-- START Collected material --
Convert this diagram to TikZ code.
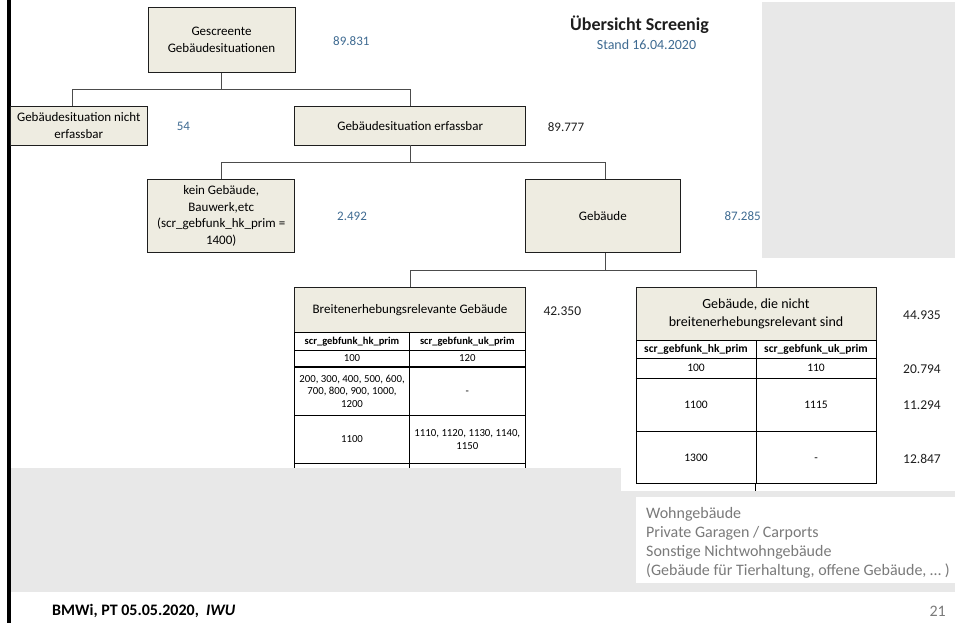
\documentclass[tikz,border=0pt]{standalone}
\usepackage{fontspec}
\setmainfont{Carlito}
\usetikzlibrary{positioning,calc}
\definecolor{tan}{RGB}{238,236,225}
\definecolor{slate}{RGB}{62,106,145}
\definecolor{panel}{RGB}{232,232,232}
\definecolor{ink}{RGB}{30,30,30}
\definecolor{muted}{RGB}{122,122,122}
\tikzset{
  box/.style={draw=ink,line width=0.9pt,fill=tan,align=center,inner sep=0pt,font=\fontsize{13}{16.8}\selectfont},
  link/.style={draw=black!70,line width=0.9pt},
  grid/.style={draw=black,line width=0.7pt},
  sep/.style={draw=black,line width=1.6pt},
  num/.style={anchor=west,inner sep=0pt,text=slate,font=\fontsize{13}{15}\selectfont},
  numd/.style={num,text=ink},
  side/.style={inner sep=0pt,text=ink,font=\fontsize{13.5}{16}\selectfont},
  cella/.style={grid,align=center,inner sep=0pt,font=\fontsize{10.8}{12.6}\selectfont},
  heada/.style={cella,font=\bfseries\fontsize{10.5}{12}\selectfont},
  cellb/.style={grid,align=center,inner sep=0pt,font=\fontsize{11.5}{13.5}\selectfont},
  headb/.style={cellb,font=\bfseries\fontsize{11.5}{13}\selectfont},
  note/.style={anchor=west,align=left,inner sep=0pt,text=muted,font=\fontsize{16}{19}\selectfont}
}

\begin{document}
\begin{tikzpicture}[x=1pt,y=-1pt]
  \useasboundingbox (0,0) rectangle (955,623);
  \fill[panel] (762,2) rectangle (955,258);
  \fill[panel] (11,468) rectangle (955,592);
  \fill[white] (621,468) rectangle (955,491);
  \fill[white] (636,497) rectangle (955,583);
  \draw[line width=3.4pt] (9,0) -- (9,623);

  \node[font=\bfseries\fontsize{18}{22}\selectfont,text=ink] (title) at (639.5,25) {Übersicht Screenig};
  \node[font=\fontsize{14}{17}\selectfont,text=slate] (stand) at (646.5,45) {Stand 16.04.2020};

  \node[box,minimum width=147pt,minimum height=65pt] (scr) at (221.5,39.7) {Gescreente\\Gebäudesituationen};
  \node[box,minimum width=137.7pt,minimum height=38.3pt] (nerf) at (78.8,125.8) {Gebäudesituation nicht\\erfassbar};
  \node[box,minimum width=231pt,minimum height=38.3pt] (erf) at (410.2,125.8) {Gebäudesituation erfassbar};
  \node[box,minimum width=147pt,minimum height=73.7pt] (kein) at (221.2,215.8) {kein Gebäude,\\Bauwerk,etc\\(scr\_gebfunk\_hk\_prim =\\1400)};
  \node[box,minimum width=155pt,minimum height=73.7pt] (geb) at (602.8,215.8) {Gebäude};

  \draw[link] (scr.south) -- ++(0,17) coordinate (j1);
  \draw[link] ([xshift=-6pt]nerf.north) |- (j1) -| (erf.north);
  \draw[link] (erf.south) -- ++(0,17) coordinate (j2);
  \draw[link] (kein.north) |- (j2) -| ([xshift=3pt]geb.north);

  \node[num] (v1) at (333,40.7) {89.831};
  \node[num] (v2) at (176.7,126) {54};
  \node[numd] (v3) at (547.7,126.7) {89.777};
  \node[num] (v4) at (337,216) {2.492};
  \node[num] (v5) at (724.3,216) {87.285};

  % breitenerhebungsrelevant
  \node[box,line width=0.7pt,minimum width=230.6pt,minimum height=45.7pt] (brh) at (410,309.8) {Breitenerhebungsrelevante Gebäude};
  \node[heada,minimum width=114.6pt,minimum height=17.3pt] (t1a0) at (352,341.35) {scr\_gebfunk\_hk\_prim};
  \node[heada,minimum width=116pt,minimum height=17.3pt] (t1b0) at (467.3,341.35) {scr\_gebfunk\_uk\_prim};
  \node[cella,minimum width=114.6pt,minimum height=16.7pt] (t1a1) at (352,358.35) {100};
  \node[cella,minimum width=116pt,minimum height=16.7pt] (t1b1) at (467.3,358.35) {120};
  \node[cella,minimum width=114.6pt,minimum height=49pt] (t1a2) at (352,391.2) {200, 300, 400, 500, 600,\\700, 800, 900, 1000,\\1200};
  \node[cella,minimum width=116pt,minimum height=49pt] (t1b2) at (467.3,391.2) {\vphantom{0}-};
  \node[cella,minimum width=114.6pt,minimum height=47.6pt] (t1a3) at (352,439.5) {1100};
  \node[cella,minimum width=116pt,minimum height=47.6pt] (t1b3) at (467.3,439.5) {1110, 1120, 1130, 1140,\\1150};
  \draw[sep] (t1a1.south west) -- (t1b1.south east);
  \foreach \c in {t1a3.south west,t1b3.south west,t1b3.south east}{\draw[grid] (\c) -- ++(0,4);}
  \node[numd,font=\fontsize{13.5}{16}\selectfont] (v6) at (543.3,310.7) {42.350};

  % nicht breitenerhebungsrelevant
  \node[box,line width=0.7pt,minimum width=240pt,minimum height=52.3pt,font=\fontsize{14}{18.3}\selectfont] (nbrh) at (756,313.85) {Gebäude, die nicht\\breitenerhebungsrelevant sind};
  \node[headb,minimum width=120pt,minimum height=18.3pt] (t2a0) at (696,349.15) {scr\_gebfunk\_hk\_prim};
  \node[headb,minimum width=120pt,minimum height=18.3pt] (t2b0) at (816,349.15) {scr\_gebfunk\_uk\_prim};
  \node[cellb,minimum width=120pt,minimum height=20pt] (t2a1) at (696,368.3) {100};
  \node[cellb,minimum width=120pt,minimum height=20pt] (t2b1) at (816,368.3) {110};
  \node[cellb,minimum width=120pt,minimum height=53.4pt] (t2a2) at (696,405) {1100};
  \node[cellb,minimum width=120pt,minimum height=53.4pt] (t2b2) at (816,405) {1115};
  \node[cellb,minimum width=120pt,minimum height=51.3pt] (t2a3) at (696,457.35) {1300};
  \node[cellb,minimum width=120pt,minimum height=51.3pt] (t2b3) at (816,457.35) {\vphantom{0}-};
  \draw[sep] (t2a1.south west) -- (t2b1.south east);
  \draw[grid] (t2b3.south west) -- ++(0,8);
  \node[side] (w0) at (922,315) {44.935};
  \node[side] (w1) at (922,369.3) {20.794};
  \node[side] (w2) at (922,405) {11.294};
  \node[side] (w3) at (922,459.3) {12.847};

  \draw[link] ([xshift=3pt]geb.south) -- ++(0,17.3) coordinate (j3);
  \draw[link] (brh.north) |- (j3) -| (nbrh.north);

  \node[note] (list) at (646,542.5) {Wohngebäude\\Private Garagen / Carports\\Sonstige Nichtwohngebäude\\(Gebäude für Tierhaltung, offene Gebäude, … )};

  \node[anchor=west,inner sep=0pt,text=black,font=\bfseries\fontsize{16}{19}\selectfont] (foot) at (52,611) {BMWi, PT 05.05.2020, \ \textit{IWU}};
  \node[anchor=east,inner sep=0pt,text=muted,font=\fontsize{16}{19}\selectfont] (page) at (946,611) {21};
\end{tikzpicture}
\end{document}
-- END Collected material --
> _What you need to do_: Without the pictures, retype the whole of the material above exactly.

> _Result_:
Convert this diagram to TikZ code.
\documentclass[tikz,border=0pt]{standalone}
\usepackage{fontspec}
\setmainfont{Carlito}
\usetikzlibrary{positioning,calc}
\definecolor{tan}{RGB}{238,236,225}
\definecolor{slate}{RGB}{62,106,145}
\definecolor{panel}{RGB}{232,232,232}
\definecolor{ink}{RGB}{30,30,30}
\definecolor{muted}{RGB}{122,122,122}
\tikzset{
  box/.style={draw=ink,line width=0.9pt,fill=tan,align=center,inner sep=0pt,font=\fontsize{13}{16.8}\selectfont},
  link/.style={draw=black!70,line width=0.9pt},
  grid/.style={draw=black,line width=0.7pt},
  sep/.style={draw=black,line width=1.6pt},
  num/.style={anchor=west,inner sep=0pt,text=slate,font=\fontsize{13}{15}\selectfont},
  numd/.style={num,text=ink},
  side/.style={inner sep=0pt,text=ink,font=\fontsize{13.5}{16}\selectfont},
  cella/.style={grid,align=center,inner sep=0pt,font=\fontsize{10.8}{12.6}\selectfont},
  heada/.style={cella,font=\bfseries\fontsize{10.5}{12}\selectfont},
  cellb/.style={grid,align=center,inner sep=0pt,font=\fontsize{11.5}{13.5}\selectfont},
  headb/.style={cellb,font=\bfseries\fontsize{11.5}{13}\selectfont},
  note/.style={anchor=west,align=left,inner sep=0pt,text=muted,font=\fontsize{16}{19}\selectfont}
}

\begin{document}
\begin{tikzpicture}[x=1pt,y=-1pt]
  \useasboundingbox (0,0) rectangle (955,623);
  \fill[panel] (762,2) rectangle (955,258);
  \fill[panel] (11,468) rectangle (955,592);
  \fill[white] (621,468) rectangle (955,491);
  \fill[white] (636,497) rectangle (955,583);
  \draw[line width=3.4pt] (9,0) -- (9,623);

  \node[font=\bfseries\fontsize{18}{22}\selectfont,text=ink] (title) at (639.5,25) {Übersicht Screenig};
  \node[font=\fontsize{14}{17}\selectfont,text=slate] (stand) at (646.5,45) {Stand 16.04.2020};

  \node[box,minimum width=147pt,minimum height=65pt] (scr) at (221.5,39.7) {Gescreente\\Gebäudesituationen};
  \node[box,minimum width=137.7pt,minimum height=38.3pt] (nerf) at (78.8,125.8) {Gebäudesituation nicht\\erfassbar};
  \node[box,minimum width=231pt,minimum height=38.3pt] (erf) at (410.2,125.8) {Gebäudesituation erfassbar};
  \node[box,minimum width=147pt,minimum height=73.7pt] (kein) at (221.2,215.8) {kein Gebäude,\\Bauwerk,etc\\(scr\_gebfunk\_hk\_prim =\\1400)};
  \node[box,minimum width=155pt,minimum height=73.7pt] (geb) at (602.8,215.8) {Gebäude};

  \draw[link] (scr.south) -- ++(0,17) coordinate (j1);
  \draw[link] ([xshift=-6pt]nerf.north) |- (j1) -| (erf.north);
  \draw[link] (erf.south) -- ++(0,17) coordinate (j2);
  \draw[link] (kein.north) |- (j2) -| ([xshift=3pt]geb.north);

  \node[num] (v1) at (333,40.7) {89.831};
  \node[num] (v2) at (176.7,126) {54};
  \node[numd] (v3) at (547.7,126.7) {89.777};
  \node[num] (v4) at (337,216) {2.492};
  \node[num] (v5) at (724.3,216) {87.285};

  % breitenerhebungsrelevant
  \node[box,line width=0.7pt,minimum width=230.6pt,minimum height=45.7pt] (brh) at (410,309.8) {Breitenerhebungsrelevante Gebäude};
  \node[heada,minimum width=114.6pt,minimum height=17.3pt] (t1a0) at (352,341.35) {scr\_gebfunk\_hk\_prim};
  \node[heada,minimum width=116pt,minimum height=17.3pt] (t1b0) at (467.3,341.35) {scr\_gebfunk\_uk\_prim};
  \node[cella,minimum width=114.6pt,minimum height=16.7pt] (t1a1) at (352,358.35) {100};
  \node[cella,minimum width=116pt,minimum height=16.7pt] (t1b1) at (467.3,358.35) {120};
  \node[cella,minimum width=114.6pt,minimum height=49pt] (t1a2) at (352,391.2) {200, 300, 400, 500, 600,\\700, 800, 900, 1000,\\1200};
  \node[cella,minimum width=116pt,minimum height=49pt] (t1b2) at (467.3,391.2) {\vphantom{0}-};
  \node[cella,minimum width=114.6pt,minimum height=47.6pt] (t1a3) at (352,439.5) {1100};
  \node[cella,minimum width=116pt,minimum height=47.6pt] (t1b3) at (467.3,439.5) {1110, 1120, 1130, 1140,\\1150};
  \draw[sep] (t1a1.south west) -- (t1b1.south east);
  \foreach \c in {t1a3.south west,t1b3.south west,t1b3.south east}{\draw[grid] (\c) -- ++(0,4);}
  \node[numd,font=\fontsize{13.5}{16}\selectfont] (v6) at (543.3,310.7) {42.350};

  % nicht breitenerhebungsrelevant
  \node[box,line width=0.7pt,minimum width=240pt,minimum height=52.3pt,font=\fontsize{14}{18.3}\selectfont] (nbrh) at (756,313.85) {Gebäude, die nicht\\breitenerhebungsrelevant sind};
  \node[headb,minimum width=120pt,minimum height=18.3pt] (t2a0) at (696,349.15) {scr\_gebfunk\_hk\_prim};
  \node[headb,minimum width=120pt,minimum height=18.3pt] (t2b0) at (816,349.15) {scr\_gebfunk\_uk\_prim};
  \node[cellb,minimum width=120pt,minimum height=20pt] (t2a1) at (696,368.3) {100};
  \node[cellb,minimum width=120pt,minimum height=20pt] (t2b1) at (816,368.3) {110};
  \node[cellb,minimum width=120pt,minimum height=53.4pt] (t2a2) at (696,405) {1100};
  \node[cellb,minimum width=120pt,minimum height=53.4pt] (t2b2) at (816,405) {1115};
  \node[cellb,minimum width=120pt,minimum height=51.3pt] (t2a3) at (696,457.35) {1300};
  \node[cellb,minimum width=120pt,minimum height=51.3pt] (t2b3) at (816,457.35) {\vphantom{0}-};
  \draw[sep] (t2a1.south west) -- (t2b1.south east);
  \draw[grid] (t2b3.south west) -- ++(0,8);
  \node[side] (w0) at (922,315) {44.935};
  \node[side] (w1) at (922,369.3) {20.794};
  \node[side] (w2) at (922,405) {11.294};
  \node[side] (w3) at (922,459.3) {12.847};

  \draw[link] ([xshift=3pt]geb.south) -- ++(0,17.3) coordinate (j3);
  \draw[link] (brh.north) |- (j3) -| (nbrh.north);

  \node[note] (list) at (646,542.5) {Wohngebäude\\Private Garagen / Carports\\Sonstige Nichtwohngebäude\\(Gebäude für Tierhaltung, offene Gebäude, … )};

  \node[anchor=west,inner sep=0pt,text=black,font=\bfseries\fontsize{16}{19}\selectfont] (foot) at (52,611) {BMWi, PT 05.05.2020, \ \textit{IWU}};
  \node[anchor=east,inner sep=0pt,text=muted,font=\fontsize{16}{19}\selectfont] (page) at (946,611) {21};
\end{tikzpicture}
\end{document}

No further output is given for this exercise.